● Work required
All of the data should be output character for character, except the pictures.
--------
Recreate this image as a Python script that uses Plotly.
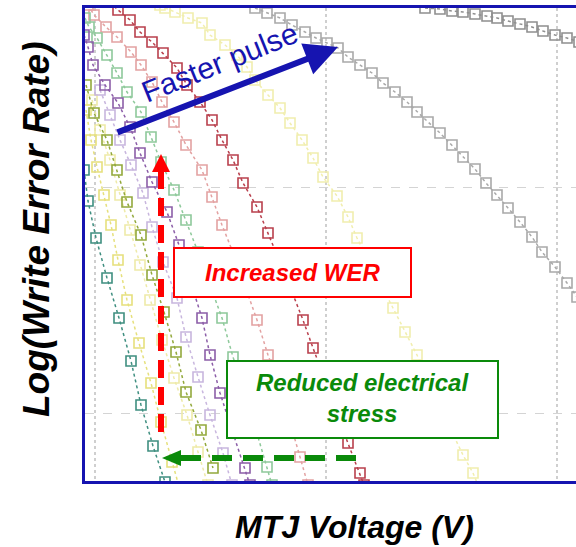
import plotly.graph_objects as go

# ---- data (x: voltage axis units, y: log WER axis units, axis drawn reversed) ----
teal_x = [84, 88, 96, 107, 119, 131, 141, 153, 165]
teal_y = [170, 201, 238, 278, 318, 361, 405, 446, 482]

yel1_x = [86, 91, 97, 104, 111, 118, 127, 139, 151, 161, 172, 180]
yel1_y = [110, 140, 167, 195, 225, 260, 300, 343, 383, 422, 462, 490]

yel2_x = [92, 100, 110, 120, 130, 140, 150, 162, 174, 187, 198, 208]
yel2_y = [100, 130, 160, 195, 230, 265, 300, 340, 378, 415, 452, 485]

olive_x = [86, 94, 107, 117, 127, 141, 152, 164, 176, 186, 201, 213]
olive_y = [85, 113, 140, 170, 202, 235, 275, 312, 352, 392, 430, 468]

lav_x = [100, 110, 120, 131, 143, 152, 163, 177, 186, 198, 210, 223, 232]
lav_y = [90, 115, 140, 165, 193, 227, 262, 298, 337, 377, 415, 453, 485]

purple_x = [84, 88, 93, 105, 118, 130, 140, 152, 167, 179, 190, 202, 210, 220, 232, 245, 250]
purple_y = [35, 47, 65, 85, 103, 127, 153, 182, 212, 245, 280, 318, 355, 393, 430, 468, 485]

lgreen_x = [85, 89, 97, 107, 117, 127, 141, 151, 161, 174, 186, 198, 210, 222, 233, 245, 256, 267, 272]
lgreen_y = [18, 27, 38, 55, 73, 92, 112, 137, 162, 190, 220, 252, 285, 318, 357, 393, 430, 467, 485]

salmon_x = [88, 94, 106, 117, 131, 141, 152, 162, 174, 186, 202, 212, 222, 234, 245, 257, 268, 280, 290, 300, 308]
salmon_y = [5, 15, 27, 37, 52, 65, 82, 102, 122, 145, 170, 197, 225, 255, 287, 320, 355, 388, 422, 457, 485]

dred_x = [110, 118, 130, 140, 152, 163, 177, 187, 200, 212, 222, 233, 243, 257, 268, 280, 292, 303, 313, 325, 336, 348, 360, 364]
dred_y = [2, 10, 20, 32, 42, 53, 68, 85, 102, 120, 140, 160, 183, 207, 233, 262, 292, 320, 348, 380, 412, 443, 473, 485]

fyel_x = [160, 165, 175, 188, 202, 210, 225, 237, 247, 255, 268, 280, 290, 302, 313, 323, 337, 348, 357, 369,
          381, 393, 405, 417, 428, 440, 451, 463, 473, 480]
fyel_y = [5, 8, 12, 18, 23, 35, 45, 55, 67, 80, 95, 108, 123, 140, 158, 177, 196, 217, 238, 262,
          285, 308, 332, 355, 380, 405, 430, 455, 473, 490]

gray1_x = [255, 267, 280, 292, 305, 316, 327, 338, 348, 360, 372, 383, 395, 407, 417, 428, 440, 452, 463, 475,
           486, 497, 508, 520, 532, 542, 555, 567, 577]
gray1_y = [8, 13, 18, 25, 32, 38, 43, 48, 57, 65, 73, 83, 92, 102, 112, 122, 133, 145, 157, 169,
           183, 195, 208, 222, 237, 252, 267, 283, 297]

gray2_x = [425, 440, 452, 463, 475, 487, 497, 508, 520, 532, 543, 555, 567, 579]
gray2_y = [8, 9, 11, 12, 14, 16, 18, 21, 24, 27, 31, 35, 38, 42]

curves = [
    (fyel_x, fyel_y, "#f1eeae"),
    (yel2_x, yel2_y, "#eeeaa8"),
    (yel1_x, yel1_y, "#e6e07c"),
    (lav_x, lav_y, "#c8b6de"),
    (salmon_x, salmon_y, "#e3a2a2"),
    (lgreen_x, lgreen_y, "#8ec99b"),
    (olive_x, olive_y, "#93a93c"),
    (purple_x, purple_y, "#8c5ea8"),
    (teal_x, teal_y, "#3f8f80"),
    (dred_x, dred_y, "#b9404d"),
    (gray1_x, gray1_y, "#a9a9a9"),
    (gray2_x, gray2_y, "#8f8f8f"),
]

fig = go.Figure()
for xs, ys, col in curves:
    fig.add_trace(go.Scatter(
        x=xs, y=ys, mode="lines+markers",
        line=dict(color=col, width=1.5, dash="3px,3px"),
        marker=dict(symbol="square-open", size=10, color=col, line=dict(width=1.6, color=col)),
        showlegend=False, hoverinfo="skip"))

BLUE = "#1614b0"
RED = "#ff0000"
GREEN = "#0a8a0a"
FONT = "Liberation Sans, Arial, sans-serif"

shapes = [
    # red dashed arrow (increased WER)
    dict(type="line", x0=161, x1=161, y0=432, y1=171, line=dict(color=RED, width=6, dash="18px,9px")),
    dict(type="path", path="M 152,172 L 170,172 L 161,154 Z", fillcolor=RED, line=dict(width=0)),
    # green dashed arrow (reduced stress)
    dict(type="line", x0=356, x1=180, y0=458, y1=458, line=dict(color=GREEN, width=6, dash="20px,11px")),
    dict(type="path", path="M 181,450 L 181,466 L 162,458 Z", fillcolor=GREEN, line=dict(width=0)),
    # boxes
    dict(type="rect", x0=174, x1=411, y0=248, y1=297, fillcolor="white",
         line=dict(color=RED, width=2), layer="above"),
    dict(type="rect", x0=227, x1=498, y0=361, y1=438, fillcolor="white",
         line=dict(color=GREEN, width=2), layer="above"),
]

annotations = [
    dict(x=338, y=47, ax=116, ay=133, xref="x", yref="y", axref="x", ayref="y",
         showarrow=True, arrowhead=2, arrowsize=1.1, arrowwidth=6, arrowcolor=BLUE, text=""),
    dict(x=219, y=62, xref="x", yref="y", text="Faster pulse", showarrow=False, textangle=-22,
         font=dict(family=FONT, size=30, color=BLUE)),
    dict(x=292, y=272, xref="x", yref="y", text="Increased WER", showarrow=False,
         font=dict(family=FONT, size=24, color=RED, weight="bold", style="italic")),
    dict(x=362, y=398, xref="x", yref="y", text="Reduced electrical<br>stress", showarrow=False,
         font=dict(family=FONT, size=24, color=GREEN, weight="bold", style="italic")),
    dict(x=(37 - 85) / 491, y=(481 - 229) / 473, xref="paper", yref="paper",
         xanchor="center", yanchor="middle",
         text="Log(Write Error Rate)", showarrow=False, textangle=-90,
         font=dict(family=FONT, size=37, color="black", weight="bold", style="italic")),
    dict(x=(354 - 85) / 491, y=(481 - 527) / 473, xref="paper", yref="paper",
         xanchor="center", yanchor="middle",
         text="MTJ Voltage (V)", showarrow=False,
         font=dict(family=FONT, size=32, color="black", weight="bold", style="italic")),
]

fig.update_layout(
    width=576, height=547,
    margin=dict(l=85, r=0, t=8, b=66),
    paper_bgcolor="white", plot_bgcolor="white",
    shapes=shapes, annotations=annotations,
    xaxis=dict(range=[85, 576], showticklabels=False, ticks="", zeroline=False,
               showgrid=True, gridcolor="#cfcfcf", gridwidth=1.5, griddash="dot",
               tick0=95, dtick=231,
               showline=True, linecolor=BLUE, linewidth=2.5, mirror=True),
    yaxis=dict(range=[481, 8], showticklabels=False, ticks="", zeroline=False,
               showgrid=True, gridcolor="#d4d4d4", gridwidth=1, griddash="dash",
               tick0=187, dtick=226,
               showline=True, linecolor=BLUE, linewidth=2.5, mirror=False),
)

fig.write_html("out.html")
--------
● Task output
Recreate this image as a Python script that uses Plotly.
import plotly.graph_objects as go

# ---- data (x: voltage axis units, y: log WER axis units, axis drawn reversed) ----
teal_x = [84, 88, 96, 107, 119, 131, 141, 153, 165]
teal_y = [170, 201, 238, 278, 318, 361, 405, 446, 482]

yel1_x = [86, 91, 97, 104, 111, 118, 127, 139, 151, 161, 172, 180]
yel1_y = [110, 140, 167, 195, 225, 260, 300, 343, 383, 422, 462, 490]

yel2_x = [92, 100, 110, 120, 130, 140, 150, 162, 174, 187, 198, 208]
yel2_y = [100, 130, 160, 195, 230, 265, 300, 340, 378, 415, 452, 485]

olive_x = [86, 94, 107, 117, 127, 141, 152, 164, 176, 186, 201, 213]
olive_y = [85, 113, 140, 170, 202, 235, 275, 312, 352, 392, 430, 468]

lav_x = [100, 110, 120, 131, 143, 152, 163, 177, 186, 198, 210, 223, 232]
lav_y = [90, 115, 140, 165, 193, 227, 262, 298, 337, 377, 415, 453, 485]

purple_x = [84, 88, 93, 105, 118, 130, 140, 152, 167, 179, 190, 202, 210, 220, 232, 245, 250]
purple_y = [35, 47, 65, 85, 103, 127, 153, 182, 212, 245, 280, 318, 355, 393, 430, 468, 485]

lgreen_x = [85, 89, 97, 107, 117, 127, 141, 151, 161, 174, 186, 198, 210, 222, 233, 245, 256, 267, 272]
lgreen_y = [18, 27, 38, 55, 73, 92, 112, 137, 162, 190, 220, 252, 285, 318, 357, 393, 430, 467, 485]

salmon_x = [88, 94, 106, 117, 131, 141, 152, 162, 174, 186, 202, 212, 222, 234, 245, 257, 268, 280, 290, 300, 308]
salmon_y = [5, 15, 27, 37, 52, 65, 82, 102, 122, 145, 170, 197, 225, 255, 287, 320, 355, 388, 422, 457, 485]

dred_x = [110, 118, 130, 140, 152, 163, 177, 187, 200, 212, 222, 233, 243, 257, 268, 280, 292, 303, 313, 325, 336, 348, 360, 364]
dred_y = [2, 10, 20, 32, 42, 53, 68, 85, 102, 120, 140, 160, 183, 207, 233, 262, 292, 320, 348, 380, 412, 443, 473, 485]

fyel_x = [160, 165, 175, 188, 202, 210, 225, 237, 247, 255, 268, 280, 290, 302, 313, 323, 337, 348, 357, 369,
          381, 393, 405, 417, 428, 440, 451, 463, 473, 480]
fyel_y = [5, 8, 12, 18, 23, 35, 45, 55, 67, 80, 95, 108, 123, 140, 158, 177, 196, 217, 238, 262,
          285, 308, 332, 355, 380, 405, 430, 455, 473, 490]

gray1_x = [255, 267, 280, 292, 305, 316, 327, 338, 348, 360, 372, 383, 395, 407, 417, 428, 440, 452, 463, 475,
           486, 497, 508, 520, 532, 542, 555, 567, 577]
gray1_y = [8, 13, 18, 25, 32, 38, 43, 48, 57, 65, 73, 83, 92, 102, 112, 122, 133, 145, 157, 169,
           183, 195, 208, 222, 237, 252, 267, 283, 297]

gray2_x = [425, 440, 452, 463, 475, 487, 497, 508, 520, 532, 543, 555, 567, 579]
gray2_y = [8, 9, 11, 12, 14, 16, 18, 21, 24, 27, 31, 35, 38, 42]

curves = [
    (fyel_x, fyel_y, "#f1eeae"),
    (yel2_x, yel2_y, "#eeeaa8"),
    (yel1_x, yel1_y, "#e6e07c"),
    (lav_x, lav_y, "#c8b6de"),
    (salmon_x, salmon_y, "#e3a2a2"),
    (lgreen_x, lgreen_y, "#8ec99b"),
    (olive_x, olive_y, "#93a93c"),
    (purple_x, purple_y, "#8c5ea8"),
    (teal_x, teal_y, "#3f8f80"),
    (dred_x, dred_y, "#b9404d"),
    (gray1_x, gray1_y, "#a9a9a9"),
    (gray2_x, gray2_y, "#8f8f8f"),
]

fig = go.Figure()
for xs, ys, col in curves:
    fig.add_trace(go.Scatter(
        x=xs, y=ys, mode="lines+markers",
        line=dict(color=col, width=1.5, dash="3px,3px"),
        marker=dict(symbol="square-open", size=10, color=col, line=dict(width=1.6, color=col)),
        showlegend=False, hoverinfo="skip"))

BLUE = "#1614b0"
RED = "#ff0000"
GREEN = "#0a8a0a"
FONT = "Liberation Sans, Arial, sans-serif"

shapes = [
    # red dashed arrow (increased WER)
    dict(type="line", x0=161, x1=161, y0=432, y1=171, line=dict(color=RED, width=6, dash="18px,9px")),
    dict(type="path", path="M 152,172 L 170,172 L 161,154 Z", fillcolor=RED, line=dict(width=0)),
    # green dashed arrow (reduced stress)
    dict(type="line", x0=356, x1=180, y0=458, y1=458, line=dict(color=GREEN, width=6, dash="20px,11px")),
    dict(type="path", path="M 181,450 L 181,466 L 162,458 Z", fillcolor=GREEN, line=dict(width=0)),
    # boxes
    dict(type="rect", x0=174, x1=411, y0=248, y1=297, fillcolor="white",
         line=dict(color=RED, width=2), layer="above"),
    dict(type="rect", x0=227, x1=498, y0=361, y1=438, fillcolor="white",
         line=dict(color=GREEN, width=2), layer="above"),
]

annotations = [
    dict(x=338, y=47, ax=116, ay=133, xref="x", yref="y", axref="x", ayref="y",
         showarrow=True, arrowhead=2, arrowsize=1.1, arrowwidth=6, arrowcolor=BLUE, text=""),
    dict(x=219, y=62, xref="x", yref="y", text="Faster pulse", showarrow=False, textangle=-22,
         font=dict(family=FONT, size=30, color=BLUE)),
    dict(x=292, y=272, xref="x", yref="y", text="Increased WER", showarrow=False,
         font=dict(family=FONT, size=24, color=RED, weight="bold", style="italic")),
    dict(x=362, y=398, xref="x", yref="y", text="Reduced electrical<br>stress", showarrow=False,
         font=dict(family=FONT, size=24, color=GREEN, weight="bold", style="italic")),
    dict(x=(37 - 85) / 491, y=(481 - 229) / 473, xref="paper", yref="paper",
         xanchor="center", yanchor="middle",
         text="Log(Write Error Rate)", showarrow=False, textangle=-90,
         font=dict(family=FONT, size=37, color="black", weight="bold", style="italic")),
    dict(x=(354 - 85) / 491, y=(481 - 527) / 473, xref="paper", yref="paper",
         xanchor="center", yanchor="middle",
         text="MTJ Voltage (V)", showarrow=False,
         font=dict(family=FONT, size=32, color="black", weight="bold", style="italic")),
]

fig.update_layout(
    width=576, height=547,
    margin=dict(l=85, r=0, t=8, b=66),
    paper_bgcolor="white", plot_bgcolor="white",
    shapes=shapes, annotations=annotations,
    xaxis=dict(range=[85, 576], showticklabels=False, ticks="", zeroline=False,
               showgrid=True, gridcolor="#cfcfcf", gridwidth=1.5, griddash="dot",
               tick0=95, dtick=231,
               showline=True, linecolor=BLUE, linewidth=2.5, mirror=True),
    yaxis=dict(range=[481, 8], showticklabels=False, ticks="", zeroline=False,
               showgrid=True, gridcolor="#d4d4d4", gridwidth=1, griddash="dash",
               tick0=187, dtick=226,
               showline=True, linecolor=BLUE, linewidth=2.5, mirror=False),
)

fig.write_html("out.html")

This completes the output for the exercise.